Intelligence Committee lawyer Daniel Goldman and Judiciary Committee lawyer Barry Berke will testify for Democrats. Attorney Stephen Castor will provide Republican testimony on behalf of both panels.


QUESTIONING OF WITNESSES

When the hearing begins, Nadler and the committee's top Republican, Doug Collins, are expected to make opening statements and allow each witness to do the same.

Then the questioning begins. Under the committee's impeachment inquiry procedures, Nadler and Collins can conduct 90-minute rounds of questioning, alternating sides every 45 minutes. Nadler and Collins will likely give part of their time to other Judiciary committee lawyers.

Once these rounds of questions end, each lawmaker will get to ask questions for five minutes.


WHAT HAPPENS NEXT?

The committee is expected to unveil articles, backed by its own impeachment report, and vote on whether to recommend the charges to the full House for a final vote impeaching the president. The articles, report and committee vote could all surface in rapid succession this week.

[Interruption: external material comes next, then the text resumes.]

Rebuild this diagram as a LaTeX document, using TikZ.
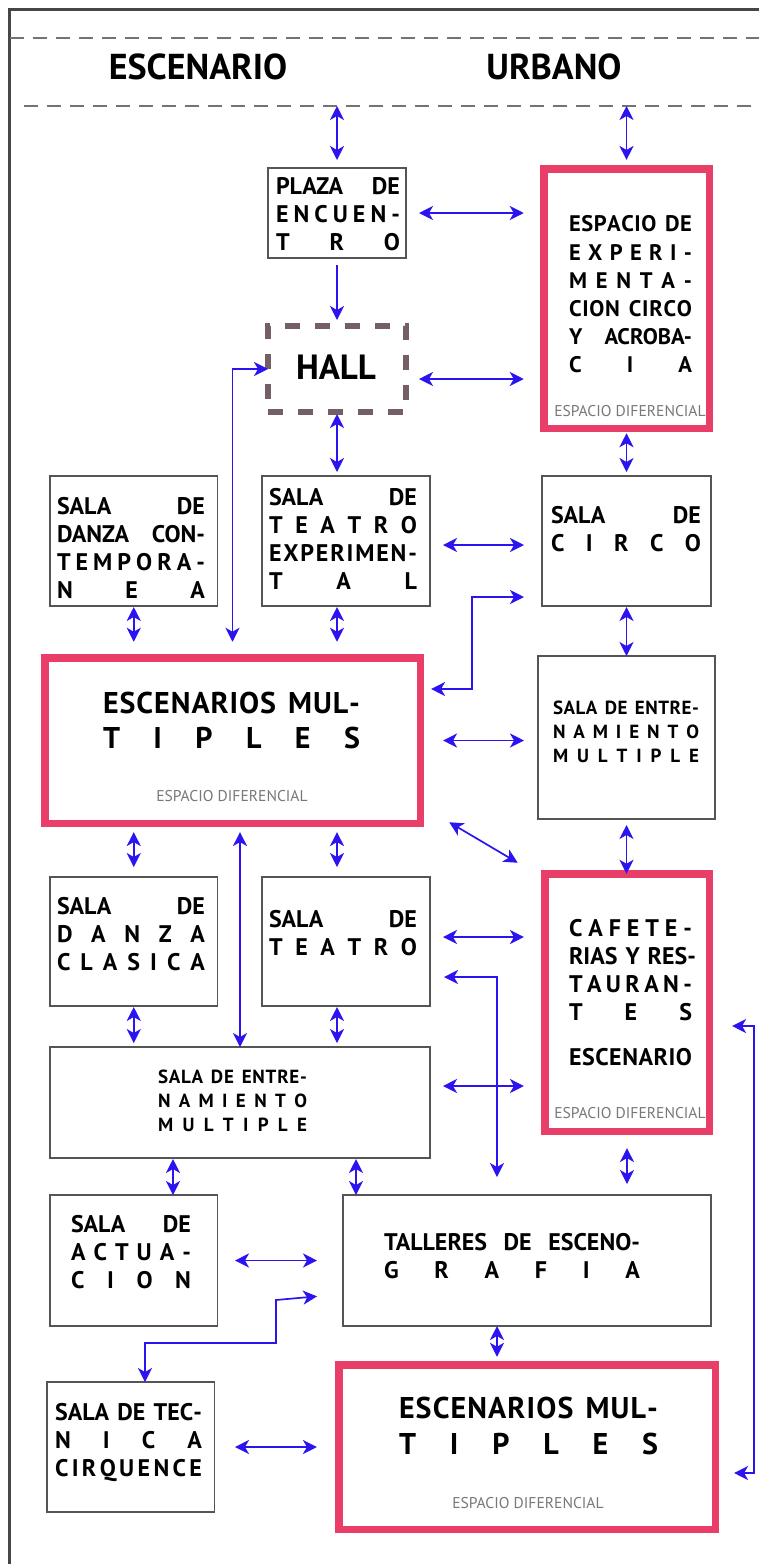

Democrats are focused on two articles of impeachment, which would charge Trump with abuse of power and obstruction of Congress. There is also the possibility of a third article charging him with obstruction of justice based on the Mueller probe, but lawmakers seemed to back away from that option over the weekend.

If the committee votes to recommend articles of impeachment, the full Democratic-led House could vote to impeach Trump by Christmas. Once impeached, Trump would face a trial in the Senate, which is controlled by his own party.